The sun had passed its zenith but remained high enough to be visible above the tall buildings of Vienna. His company was still supposed to be on the ravelin, but the attack and the way his men had been decimated had changed their assignment. Von Starhemberg himself had come to defend the ravelin, and he knew the value of giving men rest when they were desperate for it.

When Xavier arrived at the convent, he nodded his recognition to the stern nun who gave Katja her orders and found his sister sitting beside a feverish patient.

“Of course you’re going to get better.” Katja continued speaking to the patient—a young soldier with no visible wounds. The patients on either side of him were the same, so it was probably a row of sick rather than injured, probably suffering the same illness he’d had. “And someday you’ll tell your baby girl how hard you fought to keep her and all the rest of Vienna safe.”

“I’m not fighting now.” The man’s voice was raspy and weak.

“You fought before, and you’ll fight again.” Katja cleaned the man’s face and hands, then moved on to the next man.

Xavier interrupted her. “Katja.”

She turned to him, and her eyes immediately locked on the bandage around his head. “Xavi, what happened?”

Xavier put a hand partway to the bandage. “Just a cut. I got knocked over by a mine and must have bumped into something hard.”

“Are you otherwise whole?”

“Yes.” That was a lie. Something about the bloodthirstiness he’d felt that afternoon wasn’t healthy, but he wouldn’t burden Katja with the details.

“I’m glad to see you safe.” Katja stood and examined his bandage. “That blast was strong enough that we felt it here.”

Xavier took a deep breath. “I don’t think I’ve felt any more powerful than that one. And the fighting that followed . . .” He shook his head as if that could clear his mind of the images. “We lost a hundred men.”

Sorrow showed on Katja’s face. “Some of them men you knew?”

Xavier nodded. “Yes. Some of them were mine. But I don’t think Toby was harmed. That was going to be your next question, wasn’t it?”

A flush grew on her cheeks. “Maybe not the very next, but I do worry about him. Especially when I could feel the mine all the way here. What must the shaking have been like beneath the ground?”

“Terrifying.” Above the ground, the shaking meant a mine had gone off nearby.

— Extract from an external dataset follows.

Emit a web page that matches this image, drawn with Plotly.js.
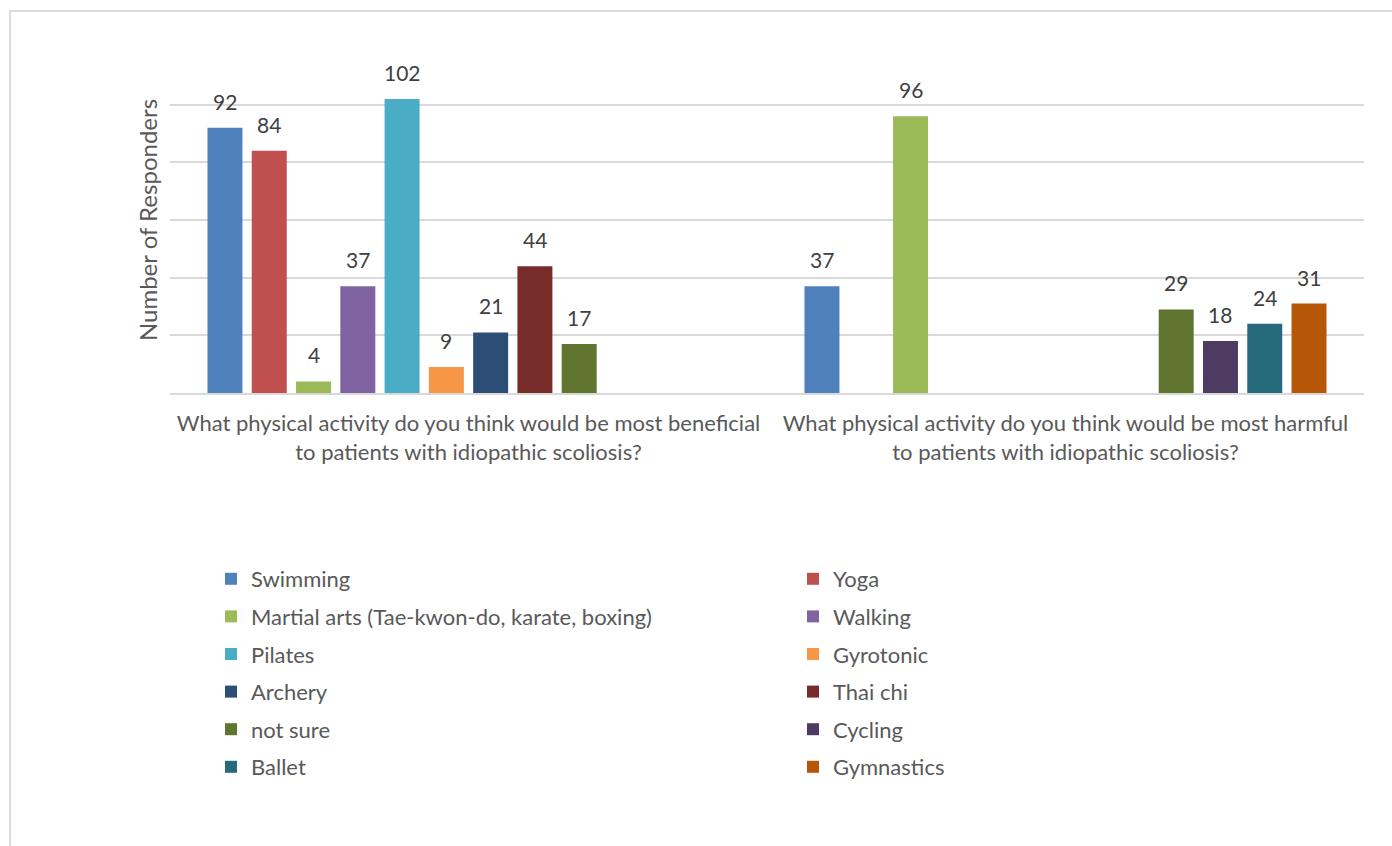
<!DOCTYPE html>
<html>
<head>
<meta charset="utf-8">
<script src="https://cdn.plot.ly/plotly-3.0.1.min.js"></script>
<style>
  html, body { margin: 0; padding: 0; background: #fff; overflow: hidden; }
  #chart { width: 1392px; height: 846px; }
  #frame { position: absolute; left: 9px; top: 10px; width: 1420px; height: 900px;
           border: 2px solid #DCDCDC; pointer-events: none; box-sizing: border-box; }
</style>
</head>
<body>
<div id="chart"></div>
<div id="frame"></div>
<script>
const categories = [
  "What physical activity do you think would be most beneficial<br>to patients with idiopathic scoliosis?",
  "What physical activity do you think would be most harmful<br>to patients with idiopathic scoliosis?"
];
const seriesNames = ["Swimming", "Yoga", "Martial arts (Tae-kwon-do, karate, boxing)", "Walking",
  "Pilates", "Gyrotonic", "Archery", "Thai chi", "not sure", "Cycling", "Ballet", "Gymnastics"];
const swimming   = [92, 37];
const yoga       = [84, null];
const martialArts= [4, 96];
const walking    = [37, null];
const pilates    = [102, null];
const gyrotonic  = [9, null];
const archery    = [21, null];
const thaiChi    = [44, null];
const notSure    = [17, 29];
const cycling    = [null, 18];
const ballet     = [null, 24];
const gymnastics = [null, 31];
const seriesValues = [swimming, yoga, martialArts, walking, pilates, gyrotonic, archery, thaiChi, notSure, cycling, ballet, gymnastics];
const colors = ["#4F81BD", "#C0504D", "#9BBB59", "#8064A2", "#4BACC6", "#F79646",
  "#2C4D75", "#772C2A", "#5F7530", "#4D3B62", "#276A7C", "#B65708"];

const FONT = "Lato, 'Open Sans', sans-serif";
const BARGAP = 0.11;
const NS = seriesNames.length;

const traces = seriesNames.map((name, i) => ({
  type: "bar",
  name: name,
  x: categories,
  y: seriesValues[i],
  marker: { color: colors[i] },
  legend: (i % 2 === 0) ? "legend" : "legend2",
  legendgroup: "g" + i,
  hoverinfo: "x+y+name"
}));

// data labels placed above each bar, following the grouped-bar slots of the category axis
const annotations = [];
seriesValues.forEach((vals, i) => {
  vals.forEach((v, j) => {
    if (v === null) return;
    annotations.push({
      x: j + (i - (NS - 1) / 2) * (1 - BARGAP) / NS,
      y: v, xref: "x", yref: "y",
      text: String(v), showarrow: false,
      yanchor: "bottom", yshift: 12,
      font: { family: FONT, size: 21, color: "#404040" }
    });
  });
});

const legendFont = { family: FONT, size: 22, color: "#595959" };

const layout = {
  width: 1392, height: 846,
  paper_bgcolor: "#ffffff", plot_bgcolor: "#ffffff",
  margin: { l: 170, r: 28, t: 47, b: 453 },
  barmode: "group",
  bargap: BARGAP,
  bargroupgap: 0.21,
  font: { family: FONT, color: "#595959" },
  xaxis: {
    type: "category",
    showgrid: false,
    showline: true, linecolor: "#D9D9D9", linewidth: 2,
    ticks: "",
    ticklabelstandoff: 10,
    tickfont: { family: FONT, size: 22, color: "#595959" },
    automargin: false
  },
  yaxis: {
    range: [0, 120], dtick: 20,
    showgrid: true, gridcolor: "#D9D9D9", gridwidth: 2,
    zeroline: false,
    showticklabels: false, ticks: "",
    automargin: false,
    title: { text: "Number of Responders", standoff: 4,
             font: { family: FONT, size: 24, color: "#595959" } }
  },
  annotations: annotations,
  showlegend: true,
  legend: {
    x: (211 - 170) / 1194, y: (393 - 558) / 346, xanchor: "left", yanchor: "top",
    orientation: "v", tracegroupgap: 6, bgcolor: "rgba(0,0,0,0)",
    font: legendFont
  },
  legend2: {
    x: (793 - 170) / 1194, y: (393 - 558) / 346, xanchor: "left", yanchor: "top",
    orientation: "v", tracegroupgap: 6, bgcolor: "rgba(0,0,0,0)",
    font: legendFont
  }
};

Plotly.newPlot("chart", traces, layout, { displayModeBar: false, staticPlot: true });
</script>
</body>
</html>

Beneath the ground, it meant the earth might be about to collapse on them. “Anyway, I wanted to see you. It seems anything with a steeple is a target for the Turkish artillerymen.” Xavier gestured to the roof.

“I’m far safer than you.” She pulled him into a firm embrace. “I try to stay busy enough that I don’t spend my days worrying about what’s happening at the walls, but sometimes I can’t help it.”

Whatever had happened that day, not all was wrong in the world. Xavier still had his sister, and though he wasn’t about to tell her of the Turkish heads he’d mounted on pikes, he knew she wouldn’t turn him away, even if she knew.

“I should go back. I’ve wounded to visit, and I lost my head a bit with Balth. I should apologize.”

“What happened?” Katja’s brown eyes widened with concern.

He didn’t want to burden his sister, but he didn’t want to hide from her either. “He was trying to help, but I wasn’t ready.” He could tell she wanted more, but he shook his head. “You know, I think I’ve been too hard on Wilhelm. Remember how I would throw all the awful things that happened to the Protestants in his face? I blamed the emperor for letting the Jesuits stoke the fires of hatred so hot that Christian armies could butcher the inhabitants of Christian cities. But now, I don’t think it was Leopold’s fault. It was certainly never Wilhelm’s. That’s just war. That’s what it does to people, regardless of whether their cause is right or wrong.”

“Do you want to talk about it? I can take a break, and we can go for a walk.”

“No. Just seeing you helped. Thank you, Katja. I might come home later. Maybe you can play for me.”

She nodded. “Be careful, Xavier. You’re a good man. I know you are.”

Xavier felt a flush of embarrassment. He’d sought comfort from his oldest friend, so he shouldn’t have been surprised when she read between the lines. “Thank you, Katja.” She believed her words. He just wished he could believe them too.